We regularly hear a few questions about using plastic in a retaining wall. Here are straightforward answers.

“Won’t plastic degrade in the sun and get brittle?”

Thin, exposed plastics that weren’t designed for long‑term outdoor use can become brittle. Varden™ blocks are different:

• They are made from structural‑grade PP with UV stabilizers and toughness enhancers.
• In a finished wall, blocks are mostly buried and shaded by plants, drastically reducing UV exposure.
• They are rigid modules supported by soil and interlock, not thin films flexing in the wind.

In the environment we designed for, loss of strength from UV exposure is not expected to be a limiting factor.
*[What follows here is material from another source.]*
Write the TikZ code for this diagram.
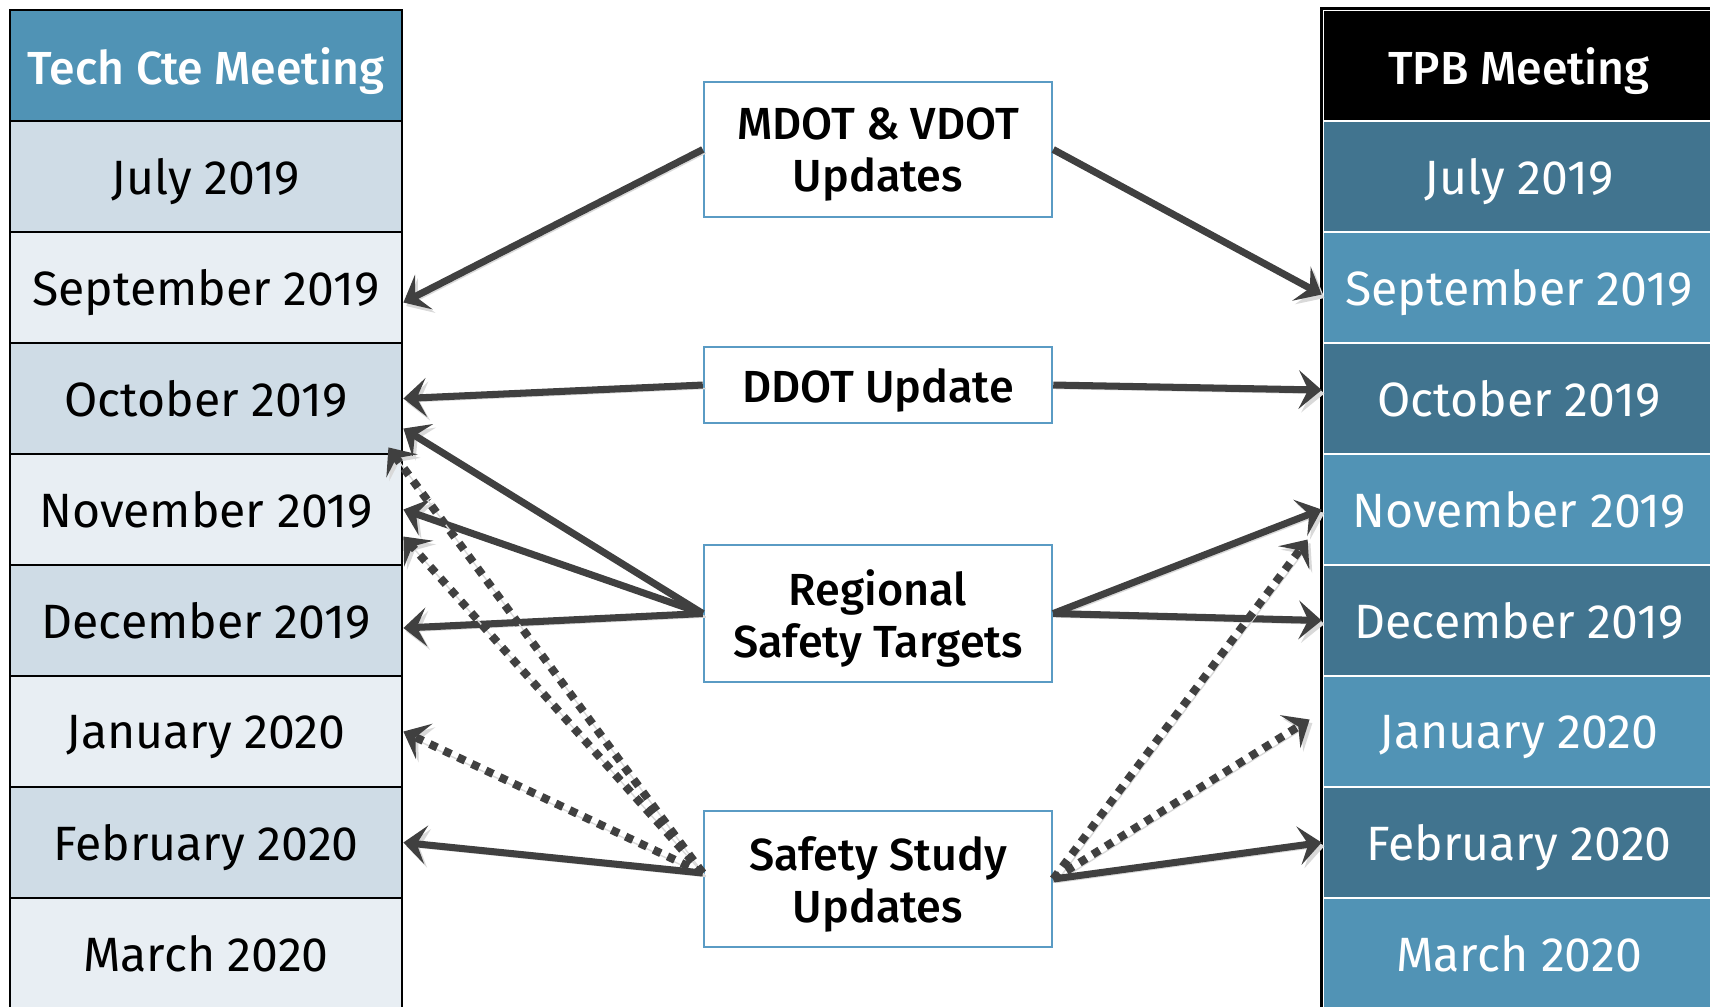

“Is plastic really strong enough for a retaining wall?”

Retaining walls work as systems. The block, backfill, drainage, and reinforcement all share the load.

• Varden™ blocks are engineered with geometry and interlocks that work with standard retaining‑wall design practices.
• PP offers excellent impact resistance and fatigue performance when properly formulated and molded.
• Real‑world installations have demonstrated that, in the right design envelope, these blocks perform as expected in the field.
• The wall does not rely on raw mass alone; it relies on smart engineering and robust material.

“Isn’t plastic worse for the environment than concrete?”

In some uses—especially short‑life packaging—plastic can indeed be more problematic. In this specific use, however, the picture is different:

• We use a small mass of PP per square foot of wall to avoid much larger masses of cement and aggregate.
• We move far less weight per project, reducing hauling energy and emissions.
• We create a planted wall that actively stores carbon in soil and plants over its service life.

Instead of asking “Is plastic good or bad?” we ask, “Is this a smart, high‑value use of plastic compared with the alternative?”

“Will plastic leach into the soil or harm edible plants?”

PP is widely used in food‑contact containers, closures, and other applications precisely because it is chemically stable and has low migration under normal conditions.

• In a Varden™ wall, the material is in contact with soil and water at ambient temperatures.
• Surface area of plastic relative to soil volume is modest.
• The material is essentially inert in typical landscape soils.

Using PP as the structural shell for a planted retaining wall is consistent with long‑standing use of PP in nursery pots, irrigation components, and many food‑related applications.

A Deliberate, High‑Value Use of Plastic

The real question is not whether PP is impact‑free—it is not. The question is whether we are using it in a way that creates more long‑term environmental value than the alternative.

In Varden™ plantable retaining walls, plastic is:

• Used sparingly, in a high‑value, multi‑decade structural application.
• Enabling a wall that would otherwise be solid concrete to become a planted, living surface.
• Allowing huge reductions in transport weight and associated emissions per square foot of wall.
• Supporting soil and plant systems that store carbon and improve local microclimates instead of contributing to heat islands.

For homeowners, landscape professionals, engineers, and designers who want retaining walls that are structurally sound and environmentally thoughtful, Varden offers a different path: less concrete, less mass, a carefully chosen engineered plastic, and a wall that becomes a living asset for decades to come.